One of the perennial puzzles that political observers in the US have struggled to understand is how it can be that a political party like the Republicans that is so nakedly supportive of the interests of the plutocracy manages to win so many elections. The Republicans consistently advance policies that are harmful to practically everyone except the very wealthy and yet they currently have majorities in the US Senate, House of Representatives, governorships, and state legislatures.
One explanation is that ordinary people have been bamboozled into thinking that the GRAGGS issue (guns, race, abortion, gays, god, and sex) are the most important even though all of them have barely any tangible effect on their everyday lives, unlike issues of income inequality, health care, education, social security, infrastructure, and social services.
No doubt this is a factor. But more recently a more nuanced analysis has emerged that says that in addition to those factors, the problem is not that people at the lower end of the economic spectrum vote for Republicans and thus against their own interests but that they tend to not vote at all in larger numbers, as this graphic by Ezra Klein suggests, leaving the upper income groups to disproportionately dominate elections.
Similarly, those who think that government should increase services and spending on the poor, and reduce inequality are the ones less likely to vote.
Why don’t the lower income groups vote?
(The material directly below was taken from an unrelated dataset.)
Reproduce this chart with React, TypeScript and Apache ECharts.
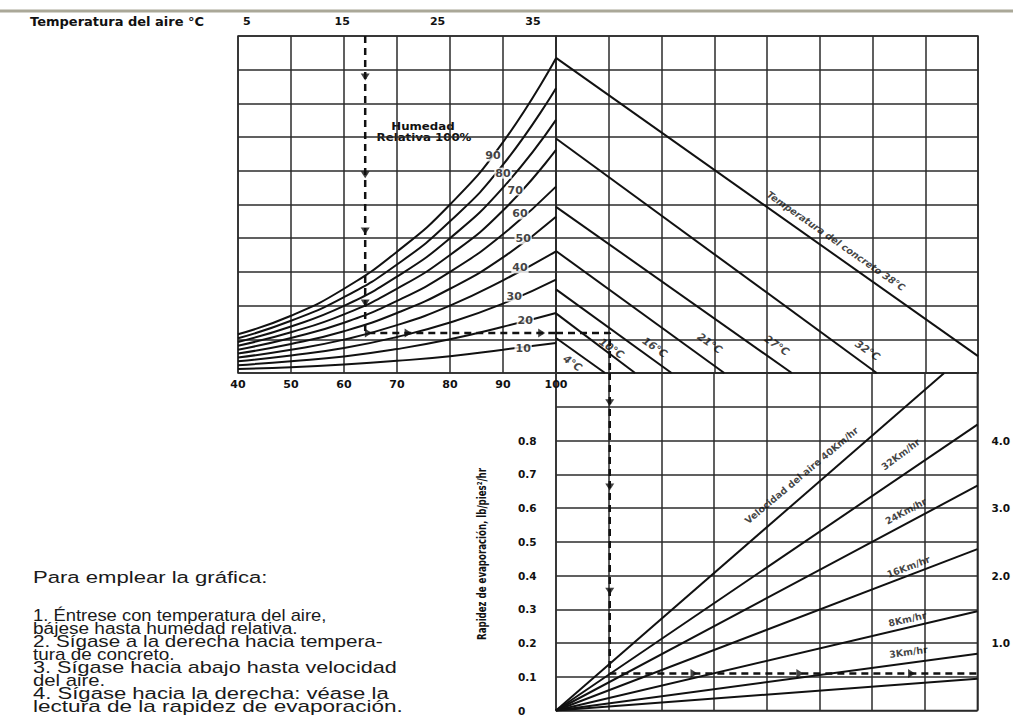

Part of the reason is that the Democrats in their neo-liberal phase have also sold lower-income people a bill of goods and made them disenchanted with the whole political process, leading to a level of cynicism that causes them to think that voting does not matter. Another part of the problem are the deliberate attempts to make registering to vote and actual voting harder so as to drive down turnout among lower income groups.
But there still remains the question becomes why the people who are in the middle and upper end of the income spectrum vote for a party that will harm the ones at the lower end and to a lesser extent even themselves. Here things get more tricky to understand. It seems like the idea of the lower income classes being moochers and looters, taking advantage of the hard work of others, has become entrenched. The people in the middle of the income spectrum see themselves as the real backbone of the country, producing the wealth. And they have been persuaded that those at the bottom are the real problem, not the ones at the top. As a result they see those who promise to take actions to reduce income inequality and improve the conditions of the poor not as a good form of redistribution that reduces the vast inequality between the obscenely wealthy and the rest of us but as a bad form of redistribution that will take from the middle class and give to the undeserving poor.
This ties in with two other ideas. One is that people tend to resent the perceived inequalities that they can see around them more than the abstract ones they merely hear about. The fact that the people at the top have millions and billons of dollars and live the high life while they have little may bother them somewhat but those people live completely separate lives in their gated communities and you never run across them in your daily life. But the idea that the teacher next door ‘gets the summer off’ while they have to work year round makes them more resentful. The same with the government sector worker down the street who can look forward to a pension when she retires while you have only your meager social security.
In addition, the fear that someone currently lower on the socio-economic scale may, as a result of redistributive policies, rise above them makes them more alarmed than the idea of reducing the income of those at the top, which would not change their social standing in the least.
All these drive people to vote their fear, envy, and resentment rather than their hopes and dreams. Bernie Sanders is a candidate who has abandoned the neo-liberal, Republican-lite platform that Democrats have been using for years but it will take a while for his message to catch on and be adopted by other Democrats at all levels.